According to Wiseman, after 276 BC, young married women (matronae) were encouraged to bare their bodies. Augustus forbade beardless young men to serve as Luperci because they were considered irresistible, even though they were probably no longer naked. By the 1st century BC, some classical writers refer to the Luperci as wearing goatskin loincloths.
Unfortunately, no one knows which god, or gods, were associated with the Lupercalia. Wiseman suggests a variety of related gods may have been involved. Ovid counted Faunus as the god of the Lupercalia. For Livy, it was Inuus. Other possibilities include Mars, Juno, Pan, Lupercus, Lycaeus, Bacchus and Februus. Obviously, the god himself was less important than the festival.
Sacrifice, which was a mainstay of Roman ritual, had been prohibited since 341 AD, but the Lupercalia survived beyond this date. Generally, the end of the Lupercalia festival is attributed to Pope Gelasius (494-496) or possibly Felix III, both 5th century popes.
The ritual had become important to the civic life of Rome and was believed to aid in preventing pestilence, but it was no longer performed in the proper manner. Instead of the noble families running around naked (or in a loincloth), riffraff was running about in clothing. The pope also observed the Lupercalia was more a fertility festival than a purification rite and pestilence continued despite the ritual. The pope’s lengthy document seems to have put an end to the celebration of Lupercalia in Rome, but according to Wiseman, in Constantinople, the festival continued to the 10th century.

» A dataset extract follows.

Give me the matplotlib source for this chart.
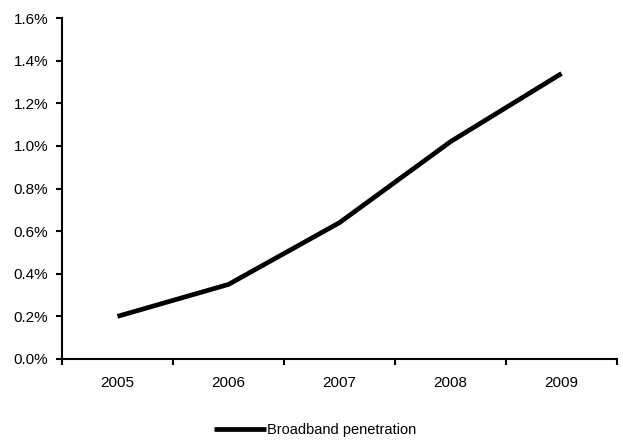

But getting back to the Valentine’s Day connection: the Lupercalia started as a fun event with spectators serving occasionally as willing participants, naked bodies were exposed, there was a fertility component, there was feasting and drinking and everything centered around the location where the Vestal Virgin was raped by Mars, which resulted in the birth of Romulus, the founder of Rome. It is this blend of fun, fertility and erotic elements, as well as the date, that ties Lupercalia to Valentine’s Day, but Lupercalia is not the direct, legitimate ancestor of the holiday as it is celebrated today.